Del caos surge el cosmos




Los he escuchado tantas veces. Les dicen simios, primitivos, salvajes, vándalos. Desde la cómoda ilusión de racionalidad que les otorgan sus doctorados y la neutralidad cómplice de sus instituciones. Ustedes los insultan desde sus pantallas táctiles y piden más eficacia policial. Dicen: ¿Por qué no actuaron cuando estaban saqueando? ¿Cómo dejaron que se incendiara el centro? Sospechoso. Y es cierto. La policía golpea con sus bastones a lxs abuelxs que abollan su rabia en las sartenes. Nos disparan por la espalda escopetazos mientras arrancamos de sus gases. Secuestran escolares cuando caminan solxs de vuelta a sus casas. Pero no se atreven contra la iracunda masa sublevada, que halla en el fuego a su mejor cómplice. A esxs cabrxs que queman las sucursales de AFPs y grandes tiendas, que revientan las vitrinas donde el capital ostenta lo que les niega, a ellxs, ustedes más encima vienen a pedirles civilidad. Pero con toda su teoría, se quedan cortos. Porque les falta calle.

Pues quien se subleva no requiere explicaciones. No lo digo yo, lo escribió el pelado francés al que tanto citan en sus papers: "Es necesario un desgarramiento que interrumpa el hilo de la historia y sus largas cadenas de razones para que un hombre pueda, realmente, preferir el riesgo de la muerte a la certeza de tener que obedecer" (Foucault, 1979). La desobediencia es una pasión alegre que desborda toda lógica, sobre todo las concentracionarias. Si la revuelta explotó en el Metro de Santiago, epítome de la sociedad carcelaria, el torniquete no era únicamente el dispositivo de cobro, sino una metáfora de nuestra mansedumbre. Entonces, su destrucción no es una acción luddita como las de los saboteadores de máquinas del diecinueve. La destrucción de la infraestructura de la explotación puede obedecer a algo más genuino que un pliego de demandas. Una rabia sin explicaciones, en la que caben todos los cuerpos minorizados.

Porque no es menos cierto que detrás de una capucha puede haber cualquier rostro. A nuestra multiplicidad le llamarán división, pero no queremos idealizar la mascarada, sino vivir la intensidad común del desacato.
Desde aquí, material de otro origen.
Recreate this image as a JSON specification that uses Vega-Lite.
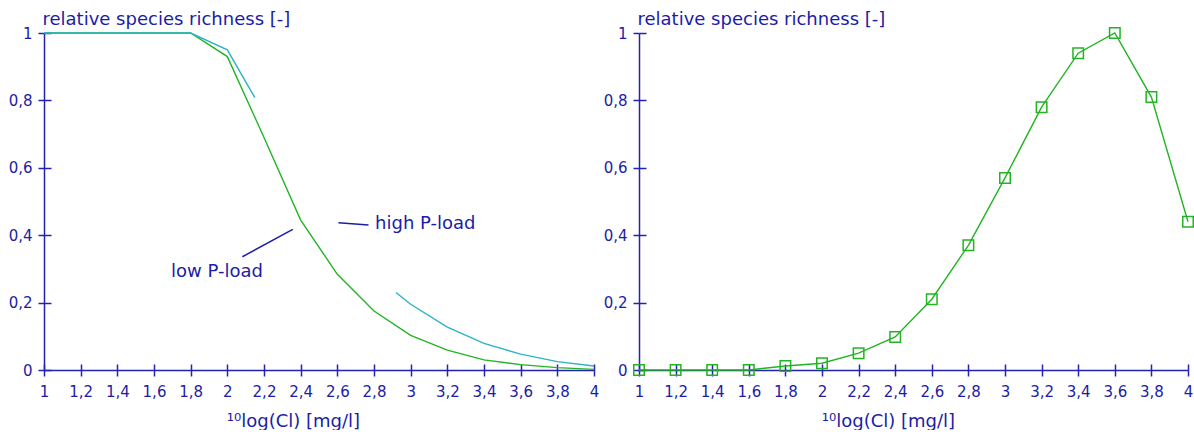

Por eso no me sumo al juicio bienpensante del pacifismo ciudadano. Porque en el 2004, cuando corría ciego de los gases lacrimógenos por el Parque Bustamante, en las protestas contra Bush y la cumbre del APEC, fueron caras de polera quienes me levantaron del suelo mientras corrían los perdigones por nuestras mejillas. Y son esos saqueadores para los que piden represión quienes hicieron correr los chocolates y las bebidas energéticas recuperadas entre las personas que estaban al borde del desmayo por el chorro del guanaco el fin de semana pasado en la avenida cualquiera de una ciudad austral. Sin duda que también hay agentes infiltrados por montones, intentando captar la singularidad del camuflaje para la cacería posterior. He visto el miedo en sus caras cuadriculadas, el rictus nervioso de sus sonrisas afeitadas que los delata como sapos, cuando son increpados por esos mismos vándalos contra los que ustedes pontifican en la noche silenciosa de Angachilla.

Lamento decirles que no hay traducción académica de la tragedia cuando no se pone el cuerpo en el conflicto. Decanos del derecho sin justicia en este estado de excepción permanente: ¿a qué corazón le causa espanto una municipalidad saqueada mientras se muestra indolente por los cuerpos desgarrados?